THE TASK
Retype the run of lines that opens with the line containing "Convert this diagram to TikZ code." and closes with the line containing "width=240pt,minimum height=211.5pt] (mcu)", exactly and inclusively, but skip the pictures.
# # # # # # #
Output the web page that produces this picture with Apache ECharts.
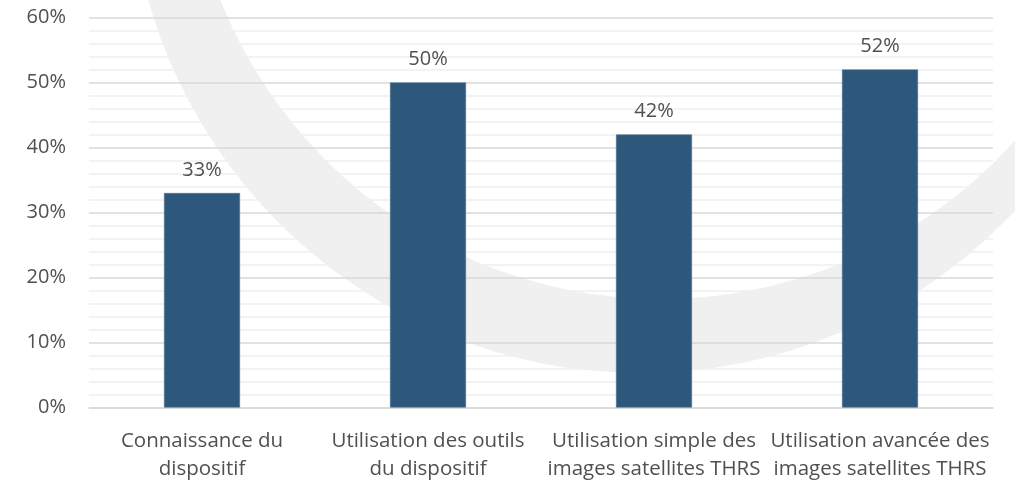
<!DOCTYPE html>
<html>
<head>
<meta charset="utf-8">
<script src="https://cdn.jsdelivr.net/npm/echarts@6/dist/echarts.min.js"></script>
<style>
html,body{margin:0;padding:0;background:#ffffff;}
#chart{width:1015px;height:481px;}
</style>
</head>
<body>
<div id="chart"></div>
<script>
const categories = [
  "Connaissance du\ndispositif",
  "Utilisation des outils\ndu dispositif",
  "Utilisation simple des\nimages satellites THRS",
  "Utilisation avancée des\nimages satellites THRS"
];
const values = [33, 50, 42, 52];
const yTickMax = 60;
const yTickStep = 10;

const chart = echarts.init(document.getElementById('chart'), null, {renderer: 'canvas'});
const textColor = '#505050';
const font = '"Open Sans", sans-serif';

chart.setOption({
  backgroundColor: '#ffffff',
  animation: false,
  graphic: [
    { type: 'circle', z: -20, silent: true,
      shape: { cx: 641, cy: -139, r: 512 },
      style: { fill: '#f0f0f0' } },
    { type: 'circle', z: -19, silent: true,
      shape: { cx: 661, cy: -175, r: 474 },
      style: { fill: '#ffffff' } }
  ],
  grid: { left: 89, right: 22, top: 17.5, bottom: 73.5, containLabel: false, outerBoundsMode: 'none' },
  xAxis: {
    type: 'category',
    data: categories,
    axisLine: { show: true, lineStyle: { color: '#d9d9d9', width: 1.5 } },
    axisTick: { show: false },
    axisLabel: {
      interval: 0,
      color: textColor,
      fontFamily: font,
      fontSize: 20.5,
      lineHeight: 28,
      margin: 20
    }
  },
  yAxis: {
    type: 'value',
    min: 0,
    max: yTickMax,
    interval: yTickStep,
    axisLine: { show: false },
    axisTick: { show: false },
    axisLabel: {
      formatter: '{value}%',
      color: textColor,
      fontFamily: font,
      fontSize: 20,
      margin: 23
    },
    splitLine: { show: true, lineStyle: { color: '#d9d9d9', width: 1.5 } },
    minorTick: { show: false, splitNumber: 5 },
    minorSplitLine: { show: true, lineStyle: { color: '#f0f0f0', width: 1.5 } }
  },
  series: [{
    type: 'bar',
    data: values,
    barWidth: 76,
    itemStyle: { color: '#2d587b', borderColor: '#4a7091', borderWidth: 0.6 },
    label: {
      show: true,
      position: 'top',
      distance: 13,
      formatter: '{c}%',
      color: textColor,
      fontFamily: font,
      fontSize: 20
    }
  }]
});
</script>
</body>
</html>
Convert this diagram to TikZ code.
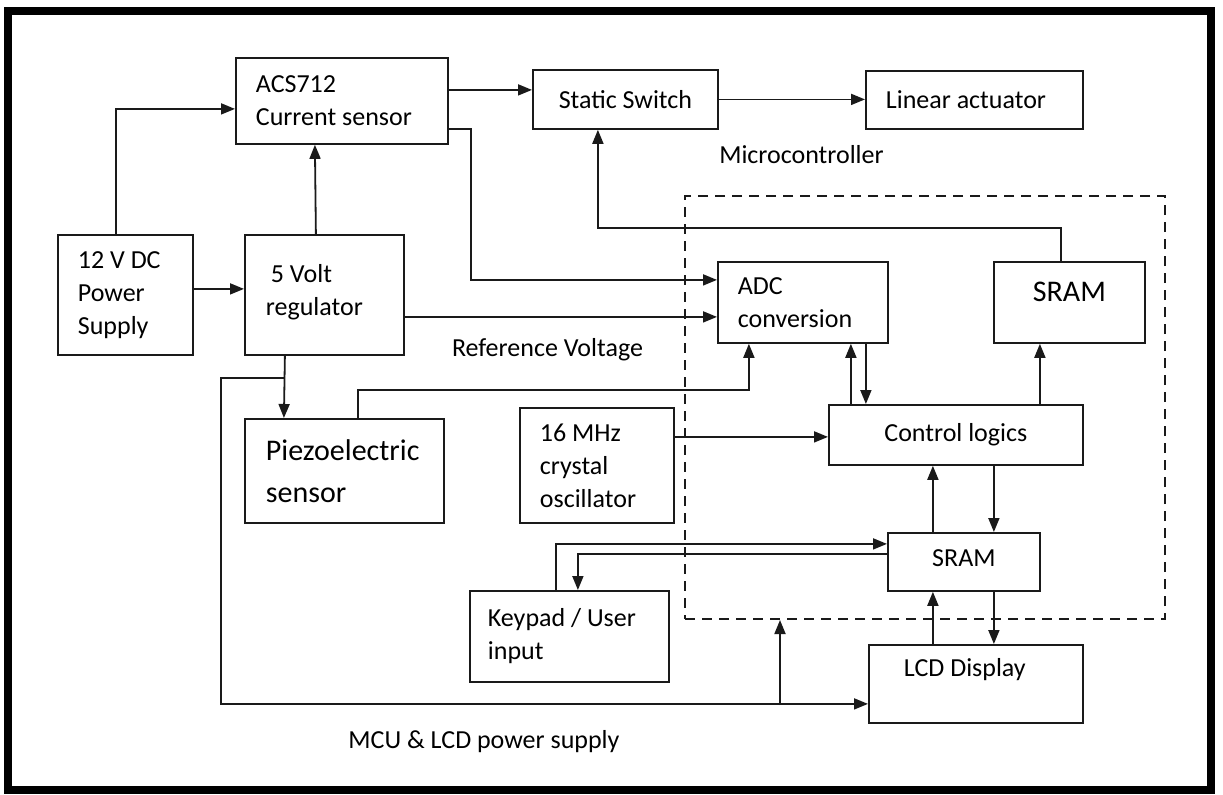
\documentclass[tikz,border=0pt]{standalone}
\usepackage{fontspec}
\setmainfont{Carlito}
\usepackage{xcolor}
\definecolor{cInk}{HTML}{1A1A1A}
\usepackage{tikz}
\usetikzlibrary{positioning,arrows.meta}
\tikzset{
  node-box/.style={draw=cInk,line width=0.9pt,rectangle,anchor=north west,
    inner xsep=10pt,font=\fontsize{13}{16.5}\selectfont},
  node-left/.style={align=flush left},
  node-label/.style={font=\fontsize{13}{16.5}\selectfont,inner sep=0pt},
  % dashed outline of the microcontroller
  mcu-frame/.style={draw=cInk,line width=1pt,dash pattern=on 5pt off 3.5pt,
    anchor=north west},
  arrow/.style={-{Triangle[length=7pt,width=5.5pt]},line width=0.9pt,draw=cInk},
  outer-frame/.style={line width=4pt,draw=black},
}

\begin{document}
\begin{tikzpicture}[x=0.5pt,y=-0.5pt]
  \useasboundingbox (0,0) rectangle (1223,794);
  \draw[outer-frame] (8,11) rectangle (1211,790);

  \node[mcu-frame,minimum width=240pt,minimum height=211.5pt] (mcu) at (684,195) {};

  \node[node-box,node-left,text width=86pt,minimum height=43pt] (acs) at (235,57) {ACS712\\Current sensor};
  \node[node-box,minimum width=92.5pt,minimum height=29.5pt] (sw) at (532,69) {Static Switch};
  \node[node-box,node-left,text width=88.5pt,minimum height=29pt] (act) at (865,70) {Linear actuator};
  \node[node-box,node-left,text width=47.5pt,minimum height=60pt] (psu) at (57,234) {12 V DC\\Power\\Supply};
  \node[node-box,node-left,text width=58.5pt,inner xsep=10.5pt,minimum height=60pt,text depth=21pt] (reg) at (244,234) {\hspace*{2.5pt}5 Volt\\regulator};
  \node[node-box,node-left,text width=65pt,minimum height=40.5pt] (adc) at (717,261) {ADC\\conversion};
  \node[node-box,minimum width=75.5pt,minimum height=40.5pt,text depth=11pt,font=\fontsize{15}{18}\selectfont] (sramA) at (993,261) {SRAM};
  \node[node-box,node-left,text width=78.5pt,inner xsep=10.5pt,minimum height=52pt,font=\fontsize{15}{21}\selectfont] (piezo) at (244,418) {Piezoelectric\\sensor};
  \node[node-box,node-left,text width=57pt,minimum height=57.5pt] (osc) at (519,407) {16 MHz\\crystal\\oscillator};
  \node[node-box,minimum width=127pt,minimum height=30pt] (ctrl) at (828,404) {Control logics};
  \node[node-box,minimum width=76pt,minimum height=29pt,text depth=4pt] (sramB) at (887,532) {SRAM};
  \node[node-box,node-left,text width=72pt,inner xsep=17.5pt,minimum height=39pt,text depth=16pt] (lcd) at (868,644) {LCD Display};
  \node[node-box,node-left,text width=81.5pt,inner xsep=9pt,minimum height=45.5pt] (key) at (469,590) {Keypad / User\\input};

  \node[node-label] (lbl-mcu) at (801.5,155) {Microcontroller};
  \node[node-label] (lbl-ref) at (547.5,350) {Reference Voltage};
  \node[node-label] (lbl-pwr) at (484,742) {MCU \& LCD power supply};

  \draw[arrow] ([xshift=-4.75pt]psu.north) |- ([yshift=-4pt]acs.west);
  \draw[arrow] ([yshift=3pt]psu.east) -- ([yshift=3pt]reg.west);
  \draw[arrow] ([xshift=-4.25pt]reg.north) -- ([xshift=-13.5pt]acs.south);
  \draw[arrow] ([yshift=5.5pt]acs.east) -- ([yshift=4.75pt]sw.west);
  \draw[arrow] (sw.east) -- (sw.east -| act.west);
  \draw[arrow] ([yshift=-14pt]acs.east) -- ++(22,0) |- ([yshift=11.25pt]adc.west);
  \draw[arrow] ([yshift=-11pt]reg.east) -- ([yshift=-7.25pt]adc.west);
  \draw[arrow] ([xshift=-19.75pt]reg.south) -- ([xshift=-30.25pt]piezo.north);
  \draw[arrow] ([xshift=-19.75pt,yshift=-11pt]reg.south) -- ++(-64,0) |- ([yshift=-10pt]lcd.west);
  \coordinate (tap) at ([xshift=-72.5pt,yshift=-42.5pt]mcu.south);
  \draw[arrow] (tap) -- (tap |- mcu.south);
  \draw[arrow] ([xshift=6.75pt]piezo.north) -- ++(0,-28) -| ([xshift=-27pt]adc.south);
  \draw[arrow] ([yshift=14.25pt]osc.east) -- ([yshift=-1pt]ctrl.west);
  \draw[arrow] ([xshift=-52.5pt]ctrl.north) -- ([xshift=24pt]adc.south);
  \draw[arrow] ([xshift=31.5pt]adc.south) -- ([xshift=-45pt]ctrl.north);
  \draw[arrow] ([xshift=42pt]ctrl.north) -- ([xshift=-14.75pt]sramA.south);
  \draw[arrow] ([xshift=-4.25pt]sramA.north) -- ++(0,-33) -| ([xshift=-13.75pt]sw.south);
  \draw[arrow] ([xshift=-15.5pt]sramB.north) -- ([xshift=-11.5pt]ctrl.south);
  \draw[arrow] ([xshift=19pt]ctrl.south) -- ([xshift=15pt]sramB.north);
  \draw[arrow] ([xshift=-21.5pt]lcd.north) -- ([xshift=-15.5pt]sramB.south);
  \draw[arrow] ([xshift=15pt]sramB.south) -- ([xshift=9pt]lcd.north);
  \draw[arrow] ([xshift=-6.75pt]key.north) |- ([yshift=9pt]sramB.west);
  \draw[arrow] ([yshift=4pt]sramB.west) -| ([xshift=4.25pt]key.north);
\end{tikzpicture}
\end{document}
# # # # # # #
ANSWER IN FULL
Convert this diagram to TikZ code.
\documentclass[tikz,border=0pt]{standalone}
\usepackage{fontspec}
\setmainfont{Carlito}
\usepackage{xcolor}
\definecolor{cInk}{HTML}{1A1A1A}
\usepackage{tikz}
\usetikzlibrary{positioning,arrows.meta}
\tikzset{
  node-box/.style={draw=cInk,line width=0.9pt,rectangle,anchor=north west,
    inner xsep=10pt,font=\fontsize{13}{16.5}\selectfont},
  node-left/.style={align=flush left},
  node-label/.style={font=\fontsize{13}{16.5}\selectfont,inner sep=0pt},
  % dashed outline of the microcontroller
  mcu-frame/.style={draw=cInk,line width=1pt,dash pattern=on 5pt off 3.5pt,
    anchor=north west},
  arrow/.style={-{Triangle[length=7pt,width=5.5pt]},line width=0.9pt,draw=cInk},
  outer-frame/.style={line width=4pt,draw=black},
}

\begin{document}
\begin{tikzpicture}[x=0.5pt,y=-0.5pt]
  \useasboundingbox (0,0) rectangle (1223,794);
  \draw[outer-frame] (8,11) rectangle (1211,790);

  \node[mcu-frame,minimum width=240pt,minimum height=211.5pt] (mcu) at (684,195) {};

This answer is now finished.